Er versucht, das Unsagbare greifbar zu machen. Kaleb Erdmann erlebte als Elfjähriger den Amoklauf vom Erfurter Gutenberg-Gymnasium. Zwei Jahrzehnte später ist er erneut konfrontiert mit diesem Tag, an dem 16 Menschen starben. Aber dies ist kein Tatsachenbericht. Es ist auch keine Nacherzählung. Es ist tatsächlich eher ein Mosaik, gebaut aus zahlreichen Gefühlen und Erzähltechniken.

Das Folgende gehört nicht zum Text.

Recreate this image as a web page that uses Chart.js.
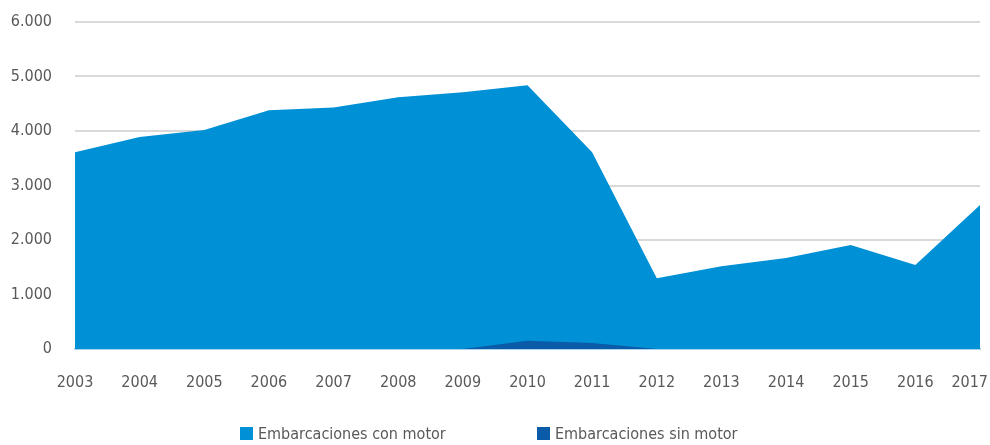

Da sind Schuldgefühle, Hilflosigkeit, der Wunsch nach Verdrängung, aber dennoch das Streben nach Aufarbeitung. Ganz stark sind die Dialoge mit seiner Freundin Hatice, einer taffen und coolen junge Frau, die ihm als schonungslose Duellpartnerin bei Reflexionen und der Suche nach Wegen aus den Gedankenfallen gegenüber steht.

Es gibt Rückblenden in die Schulzeit und die schrecklichen Stunden des 26. April 2002. Ihnen gegenüber steht der Versuch des Erzählers, des Trauma durch einen Roman und durch Gespräche zu verarbeiten. Mit seiner Mutter, mit seiner Freundin, seiner Psychotherapeutin, dem Dramatiker, einem alten Klassenkameraden. Er liest das Protokoll der Tat und wendet sich genauso dem Täter zu. Das ist Autofiktion, essayistisches Erzählen, philosophische Betrachtung.

Wer hat das Recht, darüber zu schreiben? Darf der Amoklauf als Theaterstück aufgearbeitet werden? Gibt es Schuld? Was ist Erinnerung? Und wann ist eine Erzählung eine Erinnerung? Gibt es Worte für das Unsagbare? Können Fragmente ein Ganzes ergeben? Welche Rolle darf Literatur bei der Bewältigung kollektiver Traumata spielen und welche Narben hinterlassen sie im kulturellen Gedächtnis?

Dies ist eine intensive Auseinandersetzung und gleichzeitig ein tief berührender persönlicher Bericht. Es ist grosse Literatur und bietet durch originelle und präzise Dialoge und einen Autor, der sich schonungslos in seiner ganzen Fragilität zeigt, ganz viele Anknüpfungspunkte, die noch lange nachhallen.